Стоило. Вопрос отпал сам по себе, когда Юра в очередной раз попросил его обратиться к психиатру. Сейчас аргументы не опирались на простое «ты не справляешься, кретин», Юра последовательно объяснял, что происходит сейчас и что произойдёт дальше. У Тору не получалось спорить – спорить и не хотелось, вместо этого он слушал, прислушивался и, вопреки ожиданиям, соглашался.
Сейчас ему было легко представить свою жизнь без страха и так же легко решиться на шаги, способные привести его к спокойствию.
— А что я ему скажу? – Тору посмотрел на Юру с недоумением. На минуту ему показалось, что Юра закатил глаза.
— Как есть скажешь, – пожал плечами он.
— Я не смогу, – ответил Тору, – не так-то просто рассказать кому-то об этом. Я даже матери бы не смог.
— А мне смог, – напомнил Юра, – только что, представляешь? Ещё и с подробностями. Надо было на диктофон писать, а то ты же сейчас ещё и не поверишь.
— Это другое, – Тору натянул колпак на покрасневшие уши.
— Какое?
— Другое, – он встал с места, но Юра резко схватил его за рукав, потянув на себя.
От неожиданности Тору рухнул ему в руки и испуганно уставился на ещё более бледное лицо, обрамлённое светом лампы.
— Такое? – переспросил Юра и снял с головы Тору колпак.
Он рефлекторно прикрыл уши ладонями и смутился ещё больше, поняв, что прятаться было уже поздно: Юра смотрел с ухмылкой, и в ней Тору без прикрас видел свой окончательный и безнадёжный провал.
Записаться к частному психиатру в обход внимания матери было по-настоящему тяжёлой задачей, однако мотивация Тору была гораздо выше, чем несколько обеспокоенных взглядов и неуместных вопросов.
Поэтому, когда он посмотрел на цветную панель медицинского центра, радостно уведомившую его о записи к врачу, к горлу подкатил клокочущим ком волнения.
Т: /Я это сделал/
Решение отправить Юре сообщение было спонтанным, но единственно верным.

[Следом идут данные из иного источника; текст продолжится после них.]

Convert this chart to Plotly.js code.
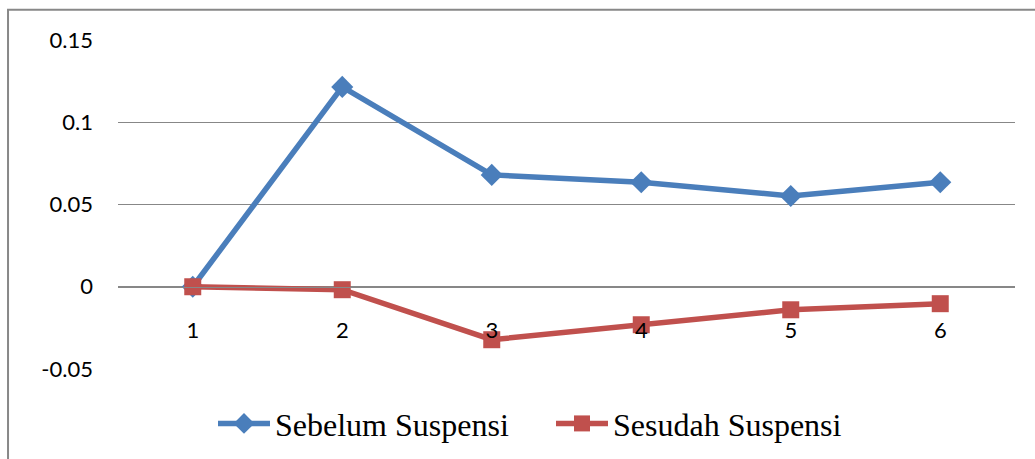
<!DOCTYPE html>
<html>
<head>
<meta charset="utf-8">
<script src="https://cdn.plot.ly/plotly-3.0.1.min.js"></script>
<style>
html,body{margin:0;padding:0;background:#fff;}
#chart{width:1035px;height:459px;}
</style>
</head>
<body>
<div id="chart"></div>
<script>
const categories = ['1', '2', '3', '4', '5', '6'];
const sebelum = [0, 0.1215, 0.068, 0.0635, 0.0552, 0.0635];
const sesudah = [0, -0.0018, -0.0322, -0.0231, -0.0140, -0.0103];
const yTicks = [-0.05, 0, 0.05, 0.1, 0.15];
const yTickLabels = ['-0.05', '0', '0.05', '0.1', '0.15'];

const traces = [
  {
    x: categories, y: sebelum, name: 'Sebelum Suspensi', type: 'scatter', mode: 'lines+markers',
    line: {color: '#4A7EBB', width: 5.5},
    marker: {symbol: 'diamond', size: 17, color: '#4A7EBB'}
  },
  {
    x: categories, y: sesudah, name: 'Sesudah Suspensi', type: 'scatter', mode: 'lines+markers',
    line: {color: '#C0504D', width: 5.5},
    marker: {symbol: 'square', size: 17, color: '#C0504D'}
  }
];

const layout = {
  width: 1035, height: 459,
  margin: {l: 118, r: 20, t: 40, b: 90, pad: 0, autoexpand: false},
  paper_bgcolor: '#fff', plot_bgcolor: '#fff',
  showlegend: true,
  legend: {
    orientation: 'h', xref: 'container', yref: 'container',
    x: 0.2058, xanchor: 'left', y: 0.137, yanchor: 'top',
    font: {family: 'Liberation Serif', size: 32, color: '#000'},
    itemwidth: 52, entrywidth: 271, entrywidthmode: 'pixels', traceorder: 'normal'
  },
  xaxis: {
    type: 'category', range: [-0.5, 5.5], anchor: 'free', position: 0.25,
    showgrid: false, zeroline: false,
    showline: true, linecolor: '#878787', linewidth: 1,
    ticks: '', ticklabelstandoff: 24,
    tickfont: {family: 'Lato', size: 22, color: '#000'},
    fixedrange: true
  },
  yaxis: {
    range: [-0.05, 0.15], tickvals: yTicks, ticktext: yTickLabels,
    showgrid: true, gridcolor: '#878787', gridwidth: 1,
    zeroline: false, showline: false, ticks: '', ticklabelstandoff: 24,
    tickfont: {family: 'Lato', size: 22, color: '#000'},
    fixedrange: true
  },
  shapes: [
    {type: 'rect', xref: 'paper', yref: 'paper', x0: -0.1226, x1: 1.05, y0: -0.5, y1: 1.092,
     line: {color: '#888888', width: 2}, fillcolor: 'rgba(0,0,0,0)', layer: 'below'}
  ]
};

Plotly.newPlot('chart', traces, layout, {staticPlot: true, displayModeBar: false});
</script>
</body>
</html>
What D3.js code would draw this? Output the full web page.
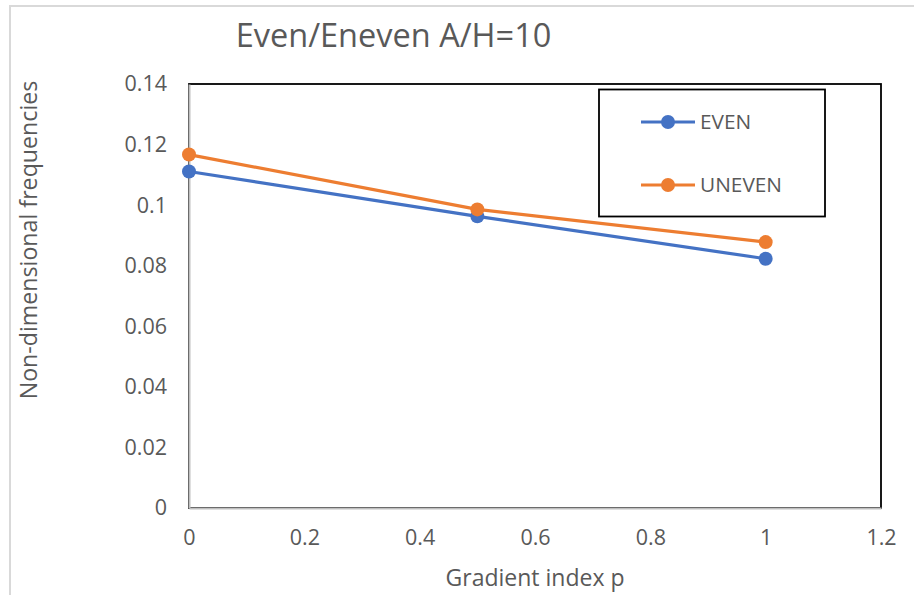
<!DOCTYPE html>
<html>
<head>
<meta charset="utf-8">
<script src="https://cdn.jsdelivr.net/npm/d3@7"></script>
<style>
  html, body { margin: 0; padding: 0; background: #fff; }
  svg { display: block; font-family: "Open Sans", Lato, sans-serif; }
</style>
</head>
<body>
<svg id="chart" width="914" height="595"></svg>
<script>
// Gradient index values and the two frequency series
const gradientIndex = [0, 0.5, 1];
const evenValues = [0.1111, 0.0963, 0.0823];
const unevenValues = [0.1167, 0.0986, 0.0878];
const seriesNames = ["EVEN", "UNEVEN"];
const seriesColors = ["#4472C4", "#ED7D31"];
const xTicks = [0, 0.2, 0.4, 0.6, 0.8, 1, 1.2];
const yTicks = [0, 0.02, 0.04, 0.06, 0.08, 0.1, 0.12, 0.14];

const svg = d3.select("#chart");
const W = 914, H = 595;
const plot = { left: 189, top: 84, right: 881, bottom: 508 };
const textColor = "#595959";

// outer chart frame (top and left edges visible)
svg.append("path").attr("d", `M10,${H} V6 H${W}`)
  .attr("fill", "none").attr("stroke", "#d9d9d9").attr("stroke-width", 2);

const x = d3.scaleLinear().domain([0, 1.2]).range([plot.left, plot.right]);
const y = d3.scaleLinear().domain([0, 0.14]).range([plot.bottom, plot.top]);

// plot-area border
svg.append("rect").attr("x", plot.left).attr("y", plot.top)
  .attr("width", plot.right - plot.left).attr("height", plot.bottom - plot.top)
  .attr("fill", "none").attr("stroke", "#000").attr("stroke-width", 1.8);

// axes
const xAxis = svg.append("g").attr("transform", `translate(0,${plot.bottom})`)
  .call(d3.axisBottom(x).tickValues(xTicks).tickSize(0).tickPadding(22)
    .tickFormat(d => String(+d.toFixed(1))));
const yAxis = svg.append("g").attr("transform", `translate(${plot.left},0)`)
  .call(d3.axisLeft(y).tickValues(yTicks).tickSize(0).tickPadding(22)
    .tickFormat(d => String(+d.toFixed(2))));
[xAxis, yAxis].forEach(g => {
  g.select(".domain").attr("stroke", "#bfbfbf").attr("stroke-width", 2);
  g.selectAll("text").attr("fill", textColor).attr("font-size", 21.5)
    .attr("font-family", "'Open Sans', sans-serif");
});

// series lines and markers
const series = [evenValues, unevenValues];
const line = d3.line().x((d, i) => x(gradientIndex[i])).y(d => y(d));
series.forEach((vals, s) => {
  svg.append("path").datum(vals).attr("d", line).attr("fill", "none")
    .attr("stroke", seriesColors[s]).attr("stroke-width", 3.2).attr("stroke-linejoin", "round");
  svg.selectAll(null).data(vals).enter().append("circle")
    .attr("cx", (d, i) => x(gradientIndex[i])).attr("cy", d => y(d)).attr("r", 7)
    .attr("fill", seriesColors[s]);
});

// title and axis titles
svg.append("text").attr("x", 393.5).attr("y", 47).attr("text-anchor", "middle")
  .attr("font-size", 32.5).attr("fill", textColor).text("Even/Eneven A/H=10");
svg.append("text").attr("x", 535).attr("y", 586).attr("text-anchor", "middle")
  .attr("font-size", 23).attr("fill", textColor).text("Gradient index p");
svg.append("text").attr("transform", "translate(37,240) rotate(-90)").attr("text-anchor", "middle")
  .attr("font-size", 23.2).attr("fill", textColor).text("Non-dimensional frequencies");

// legend
const lg = svg.append("g");
lg.append("rect").attr("x", 599).attr("y", 89.5).attr("width", 226).attr("height", 127)
  .attr("fill", "#fff").attr("stroke", "#000").attr("stroke-width", 1.8);
const legendY = [122, 185];
seriesNames.forEach((name, s) => {
  lg.append("line").attr("x1", 641).attr("x2", 695).attr("y1", legendY[s]).attr("y2", legendY[s])
    .attr("stroke", seriesColors[s]).attr("stroke-width", 3.2);
  lg.append("circle").attr("cx", 668).attr("cy", legendY[s]).attr("r", 7).attr("fill", seriesColors[s]);
  lg.append("text").attr("x", 700).attr("y", legendY[s]).attr("dy", "0.35em")
    .attr("font-size", 20.8).attr("fill", textColor).text(name);
});
</script>
</body>
</html>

Остаться наедине с сомнениями и страхами для Тору равнялось смерти.
Ю: /С твоими наклонностями выглядит страшно/
Т: / Чувствую, что сделал что-то неправильное/
Ю: /Не сделал неправильное, а чувствуешь неправильно/
Тору отложил телефон, задумавшись. Сколько раз он полагался на чувства? Эмоции и мысли были мерилом обстоятельств и времени и никогда не подвергались анализу. Тору принимал каждую случайно упавшую слезу и каждую дрогнувшую мышцу за истину. Он был уверен, что сознание, долгие годы исправно работавшее на него, не могло обманывать в угоду временным трудностям. Однако сейчас, когда Юра вдруг написал что-то настолько простое и очевидное, Тору засомневался в привычке полагаться только на чувствование.

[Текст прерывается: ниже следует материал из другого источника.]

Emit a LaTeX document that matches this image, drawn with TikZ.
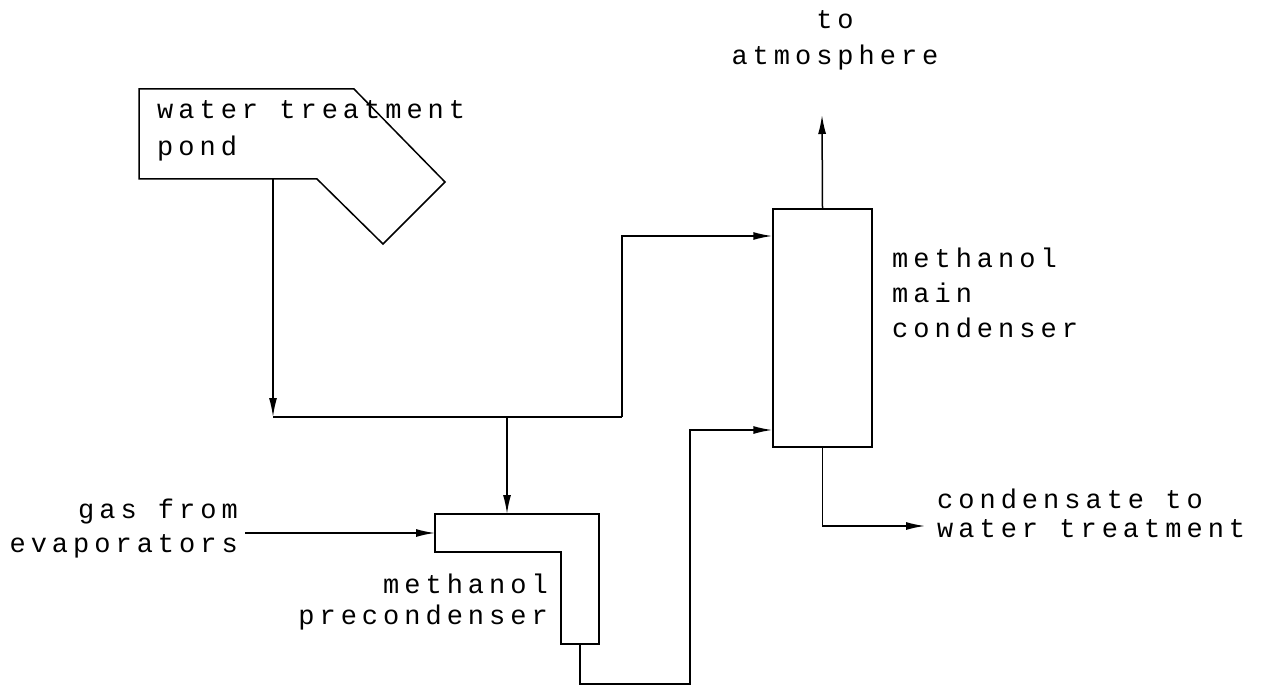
\documentclass[tikz,border=0pt]{standalone}
\usepackage{fontspec}
\newfontfamily\cadfont[LetterSpace=18.5]{Liberation Mono}
\usetikzlibrary{arrows.meta}
\tikzset{
  line/.style={line width=1.5pt, line join=miter},
  flow/.style={line, -{Latex[length=19pt,width=8pt]}},
  lbl/.style={inner sep=0pt, font=\cadfont\fontsize{27}{35}\selectfont},
}
\begin{document}
\begin{tikzpicture}[x=1pt,y=-1pt]
\useasboundingbox (0,0) rectangle (1269,687);
% water treatment pond
\draw[line] (139,89) -- (354,89) -- (445,182) -- (383,244) -- (317,179) -- (139,179) -- cycle;
\coordinate (pondout) at (273,179);
\node[lbl, anchor=base west, align=left, font=\cadfont\fontsize{27}{37}\selectfont] (pondlbl) at (157,156) {water treatment\\pond};
% main condenser
\node[draw, line width=1.5pt, inner sep=0pt, minimum width=99pt, minimum height=238pt] (main) at (822.5,328) {};
\node[lbl, anchor=base west, align=left] (mainlbl) at (892,337) {methanol\\main\\condenser};
% precondenser
\draw[line] (435,514) -- (599,514) -- (599,644) -- (561,644) -- (561,552) -- (435,552) -- cycle;
\coordinate (preIn) at (435,533);
\coordinate (preTop) at (507,514);
\coordinate (preOut) at (580,644);
\node[lbl, anchor=base east, align=right, font=\cadfont\fontsize{27}{31}\selectfont] (prelbl) at (548,624) {methanol\\precondenser};
% labels
\node[lbl, anchor=base, align=center, font=\cadfont\fontsize{27}{36}\selectfont] (atmlbl) at (835,65) {to\\atmosphere};
\node[lbl, anchor=base east, align=right, font=\cadfont\fontsize{27}{34}\selectfont] (gaslbl) at (238,552) {gas from\\evaporators};
\node[lbl, anchor=base west, align=left, font=\cadfont\fontsize{27}{29}\selectfont] (condlbl) at (937,537) {condensate to\\water treatment};
% junction points
\coordinate (j1) at (273,417);
\coordinate (j2) at (507,417);
\coordinate (j3) at (622,417);
\coordinate (gasIn) at (245,533);
\coordinate (atm) at (822,115);
\coordinate (condOut) at (925,526);
% connectors
\draw[flow] (pondout) -- (j1);
\draw[line] (j1) -- (j3);
\draw[flow] (j3) |- (main.west |- 0,236);
\draw[flow] (j2) -- (preTop);
\draw[flow] (gasIn) -- (preIn);
\draw[flow] (preOut) |- (690,684) |- (main.west |- 0,430);
\draw[flow] (main.north) -- (atm);
\draw[flow] (main.south) |- (condOut);
\end{tikzpicture}
\end{document}
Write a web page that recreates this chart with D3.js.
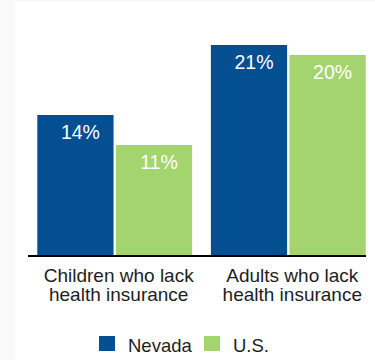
<!DOCTYPE html>
<html lang="en">
<head>
	<meta charset="UTF-8">
	<script src="https://cdn.jsdelivr.net/npm/d3@7"></script>
	<title>Health insurance</title>
	<style>
		body { margin: 0; background: #fff; }
		text { font-family: "Liberation Sans", Arial, sans-serif; }
	</style>
</head>
<body>
	<div id="container"></div>
</body>
<script>
	const categories = [['Children who lack', 'health insurance'], ['Adults who lack', 'health insurance']];
	const series = ['Nevada', 'U.S.'];
	const nevada = [14, 21];
	const us = [11, 20];
	const colors = ['#034f92', '#a4d46e'];

	const width = 375,
		height = 360,
		baseY = 255;

	const svg = d3.select('#container')
		.append('svg')
		.attr('width', width)
		.attr('height', height);

	// faint panel edge
	svg.append('rect')
		.attr('width', width).attr('height', height)
		.attr('fill', '#f9f9f9');
	svg.append('rect')
		.attr('x', 15).attr('y', 2)
		.attr('width', width - 15).attr('height', height - 2)
		.attr('fill', '#fff');

	const x0 = d3.scaleBand()
		.domain(d3.range(categories.length))
		.range([37.3, 365.7])
		.paddingInner(0.108);

	const x1 = d3.scaleBand()
		.domain(series)
		.range([0, x0.bandwidth()])
		.paddingInner(0.03);

	const y = d3.scaleLinear()
		.domain([0, 25])
		.range([baseY, 5]);

	const rows = categories.map((c, i) => ({ i: i, values: [nevada[i], us[i]] }));

	const groups = svg.selectAll('g.group')
		.data(rows)
		.enter()
		.append('g')
		.attr('class', 'group')
		.attr('transform', d => `translate(${x0(d.i)},0)`);

	groups.selectAll('rect')
		.data(d => d.values.map((v, k) => ({ s: series[k], v: v, k: k })))
		.enter()
		.append('rect')
		.attr('x', d => x1(d.s))
		.attr('y', d => y(d.v))
		.attr('width', x1.bandwidth())
		.attr('height', d => baseY - y(d.v))
		.attr('fill', d => colors[d.k]);

	groups.selectAll('text.value')
		.data(d => d.values.map((v, k) => ({ s: series[k], v: v })))
		.enter()
		.append('text')
		.attr('class', 'value')
		.attr('x', d => x1(d.s) + x1.bandwidth() / 2 + 5)
		.attr('y', d => y(d.v) + 24)
		.attr('text-anchor', 'middle')
		.attr('fill', '#fff')
		.style('font-size', '19.5px')
		.text(d => d.v + '%');

	// baseline
	svg.append('line')
		.attr('x1', 28).attr('x2', 366)
		.attr('y1', baseY + 1).attr('y2', baseY + 1)
		.attr('stroke', '#000')
		.attr('stroke-width', 2);

	// category labels, one text per line
	groups.selectAll('text.cat')
		.data(d => categories[d.i])
		.enter()
		.append('text')
		.attr('class', 'cat')
		.attr('text-anchor', 'middle')
		.attr('fill', '#1e1e1e')
		.style('font-size', '19px')
		.attr('x', x0.bandwidth() / 2 + 4)
		.attr('y', (d, i) => 281.5 + i * 19.5)
		.text(d => d);

	// legend
	const legendX = [99, 204];
	const legend = svg.selectAll('g.legend')
		.data(series)
		.enter()
		.append('g')
		.attr('class', 'legend')
		.attr('transform', (d, i) => `translate(${legendX[i]}, 336)`);

	legend.append('rect')
		.attr('width', 16)
		.attr('height', 15)
		.attr('fill', (d, i) => colors[i]);

	legend.append('text')
		.attr('x', 29)
		.attr('y', 15.5)
		.attr('fill', '#1e1e1e')
		.style('font-size', '18.5px')
		.text(d => d);
</script>
</html>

Т: /А если что-то пойдёт не так?/
Ю: /Уже пошло, Тору/
Т: /Официально я ещё не считаюсь психом/
Ю: /Когда мой отец лежал с пробитой головой официально он ещё не считался мёртвым/
Т: /Это другое/
Ю: /Снова/
Т: /Ты всегда приводишь не те примеры/
Ю: /Нужен тот который будет потакать твоим страхам, ок, я подумаю/
Т: /Юр/
Ю: /Ты просто идёшь ко врачу. Меньше думай больше делай а с меня пицца/
Т: /4 сыра?/
Ю: /Да я ещё один сверху натру/
Т: /5 сыров?/
Ю: /Да/
Т: /Буду заедать таблетки, если мне что-то придётся пить/
Юра не ответил, и Тору, подумав, удалил сообщение.

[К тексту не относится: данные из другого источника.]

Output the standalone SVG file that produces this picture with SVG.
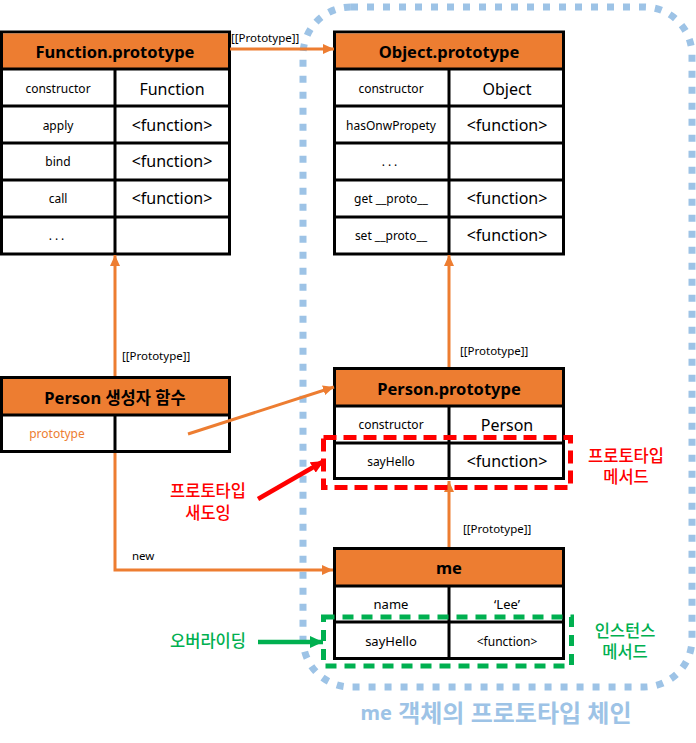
<svg xmlns="http://www.w3.org/2000/svg" width="696" height="743" viewBox="0 0 696 743">
<defs>
<style>
text{font-family:"Noto Sans","Noto Sans CJK KR",sans-serif;dominant-baseline:central;text-anchor:middle;fill:#000}
.hdr{fill:#ED7D31;stroke:none}
.box{fill:#fff;stroke:#000;stroke-width:3}
.ln{stroke:#000;stroke-width:3}
.ht{font-size:16.5px;font-weight:bold}
.k{font-size:12px}
.v{font-size:16px}
.lbl{font-size:11.5px;text-anchor:start}
.con{fill:none;stroke:#ED7D31;stroke-width:3}
.red{fill:#FF0000;font-size:16.5px;font-weight:500}
.grn{fill:#00B050;font-size:16.5px;font-weight:500}
</style>
<marker id="ao" markerUnits="userSpaceOnUse" markerWidth="11" markerHeight="10" refX="11" refY="5" orient="auto"><path d="M0,0 L11,5 L0,10 z" fill="#ED7D31"/></marker>
<marker id="ar" markerUnits="userSpaceOnUse" markerWidth="13" markerHeight="12" refX="13" refY="6" orient="auto"><path d="M0,0 L13,6 L0,12 z" fill="#FF0000"/></marker>
<marker id="ag" markerUnits="userSpaceOnUse" markerWidth="13" markerHeight="12" refX="13" refY="6" orient="auto"><path d="M0,0 L13,6 L0,12 z" fill="#00B050"/></marker>
</defs>
<rect width="696" height="743" fill="#fff"/>

<g id="chain-boundary">
<rect x="303" y="7" width="389" height="680" rx="48" fill="none" stroke="#9DC3E6" stroke-width="7" stroke-dasharray="7 9"/>
<text x="496" y="712" font-size="24" font-weight="bold" style="fill:#9DC3E6"><tspan font-size="20">me</tspan> 객체의 프로토타입 체인</text>
</g>

<g id="function-prototype">
<rect class="box" x="1.5" y="32" width="228" height="222"/>
<rect class="hdr" x="3" y="33.5" width="225" height="35"/>
<line class="ln" x1="1.5" y1="69" x2="229.5" y2="69"/>
<line class="ln" x1="1.5" y1="106" x2="229.5" y2="106"/>
<line class="ln" x1="1.5" y1="143" x2="229.5" y2="143"/>
<line class="ln" x1="1.5" y1="180" x2="229.5" y2="180"/>
<line class="ln" x1="1.5" y1="217" x2="229.5" y2="217"/>
<line class="ln" x1="115" y1="69" x2="115" y2="254"/>
<text class="ht" x="115" y="51">Function.prototype</text>
<text class="k" x="58" y="88">constructor</text><text class="v" x="172" y="89">Function</text>
<text class="k" x="58" y="125">apply</text><text class="v" x="172" y="125">&lt;function&gt;</text>
<text class="k" x="58" y="161">bind</text><text class="v" x="172" y="161">&lt;function&gt;</text>
<text class="k" x="58" y="198">call</text><text class="v" x="172" y="198">&lt;function&gt;</text>
<text class="k" x="58" y="235" letter-spacing="3">...</text>
</g>

<g id="object-prototype">
<rect class="box" x="334.5" y="32" width="229" height="222"/>
<rect class="hdr" x="336" y="33.5" width="226" height="35"/>
<line class="ln" x1="334.5" y1="69" x2="563.5" y2="69"/>
<line class="ln" x1="334.5" y1="106" x2="563.5" y2="106"/>
<line class="ln" x1="334.5" y1="143" x2="563.5" y2="143"/>
<line class="ln" x1="334.5" y1="180" x2="563.5" y2="180"/>
<line class="ln" x1="334.5" y1="217" x2="563.5" y2="217"/>
<line class="ln" x1="449" y1="69" x2="449" y2="254"/>
<text class="ht" x="449" y="51">Object.prototype</text>
<text class="k" x="391" y="88">constructor</text><text class="v" x="507" y="89">Object</text>
<text class="k" x="391" y="125">hasOnwPropety</text><text class="v" x="507" y="125">&lt;function&gt;</text>
<text class="k" x="391" y="161" letter-spacing="3">...</text>
<text class="k" x="391" y="198">get __proto__</text><text class="v" x="507" y="198">&lt;function&gt;</text>
<text class="k" x="391" y="235">set __proto__</text><text class="v" x="507" y="235">&lt;function&gt;</text>
</g>

<g id="person-constructor">
<rect class="box" x="1.5" y="377.5" width="228" height="74"/>
<rect class="hdr" x="3" y="379" width="225" height="35"/>
<line class="ln" x1="1.5" y1="415" x2="229.5" y2="415"/>
<line class="ln" x1="115" y1="415" x2="115" y2="451"/>
<text class="ht" x="115" y="397">Person 생성자 함수</text>
<text class="k" x="57" y="433" style="fill:#ED7D31">prototype</text>
</g>

<g id="person-prototype">
<rect class="box" x="334.5" y="368.5" width="229" height="110"/>
<rect class="hdr" x="336" y="370" width="226" height="35"/>
<line class="ln" x1="334.5" y1="406" x2="563.5" y2="406"/>
<line class="ln" x1="334.5" y1="443" x2="563.5" y2="443"/>
<line class="ln" x1="449" y1="406" x2="449" y2="478"/>
<text class="ht" x="449" y="388">Person.prototype</text>
<text class="k" x="391" y="424">constructor</text><text class="v" x="507" y="425">Person</text>
<text class="k" x="391" y="461">sayHello</text><text class="v" x="507" y="461">&lt;function&gt;</text>
</g>

<g id="me">
<rect class="box" x="334.5" y="548.5" width="229" height="110"/>
<rect class="hdr" x="336" y="550" width="226" height="35"/>
<line class="ln" x1="334.5" y1="586" x2="563.5" y2="586"/>
<line class="ln" x1="334.5" y1="622" x2="563.5" y2="622"/>
<line class="ln" x1="449" y1="586" x2="449" y2="658"/>
<text class="ht" x="449" y="567" font-size="17">me</text>
<text x="391" y="604" font-size="13">name</text><text x="507" y="604" font-size="13">‘Lee’</text>
<text x="391" y="641" font-size="13">sayHello</text><text x="507" y="641" font-size="12">&lt;function&gt;</text>
</g>

<g id="connectors">
<line class="con" x1="230" y1="49" x2="334" y2="49" marker-end="url(#ao)"/>
<line class="con" x1="115" y1="376" x2="115" y2="255" marker-end="url(#ao)"/>
<line class="con" x1="449" y1="367" x2="449" y2="255" marker-end="url(#ao)"/>
<line class="con" x1="449" y1="547" x2="449" y2="481" marker-end="url(#ao)"/>
<line class="con" x1="188" y1="434" x2="334" y2="387" marker-end="url(#ao)"/>
<polyline class="con" points="115,453 115,570 333,570" marker-end="url(#ao)"/>
<line x1="258" y1="499" x2="324" y2="461" stroke="#FF0000" stroke-width="4.5" marker-end="url(#ar)"/>
<line x1="258" y1="642" x2="323" y2="642" stroke="#00B050" stroke-width="4.5" marker-end="url(#ag)"/>
<text class="lbl" x="231" y="37">[[Prototype]]</text>
<text class="lbl" x="122" y="355">[[Prototype]]</text>
<text class="lbl" x="460" y="350">[[Prototype]]</text>
<text class="lbl" x="463" y="528">[[Prototype]]</text>
<text class="lbl" x="132" y="555">new</text>
</g>

<g id="prototype-method-mark">
<rect x="323.5" y="437.5" width="247" height="50" fill="none" stroke="#FF0000" stroke-width="5" stroke-dasharray="13 7"/>
<text class="red" x="626" y="455">프로토타입</text>
<text class="red" x="626" y="476">메서드</text>
</g>

<g id="instance-method-mark">
<rect x="323.5" y="617" width="248" height="49" fill="none" stroke="#00B050" stroke-width="5" stroke-dasharray="11 8"/>
<text class="grn" x="625" y="630">인스턴스</text>
<text class="grn" x="625" y="651">메서드</text>
</g>

<g id="shadowing-label">
<text class="red" x="208" y="490">프로토타입</text>
<text class="red" x="208" y="512">새도잉</text>
</g>

<g id="overriding-label">
<text class="grn" x="208" y="640">오버라이딩</text>
</g>
</svg>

После разговора с Юрой стало немного легче: на душе не осталось послевкусия поражения или страшной ошибки. Теперь запись к врачу воспринималась как нечто обыденное и едва ли достойное внимания – всего лишь графа будничного расписания и повод тщательнее контролировать свою речь при матери.
Тору стал ждать. До приёма оставалось три дня. За три дня ему нельзя было позволять себе сомневаться в принятом решении. Всего лишь три дня, но как мучительно долго они тянулись! Тору не находил себе места: тревога усилилась, к привычным переживаниям добавилось беспокойство о будущем и беседе с врачом. Что он должен ему рассказать? Как сделать это так, чтобы в точности передать свои чувства? Больше всего Тору боялся насмешек и непонимания. Он безуспешно успокаивал себя тем, что специалисты, ежедневно видевшие более сложных и ярких пациентов, не станут смеяться на придумавшим себе проблемы глупцом. Может быть, врач назовёт его случай сущим пустяком и отпустит в спортзал или на работу. Может быть, для создания видимости своего труда пропишет слабодействующие лекарства и проведёт беседу о пользе здорового образа жизни. Тору не допускал возможности быть по-настоящему и глубоко понятым. Не здесь.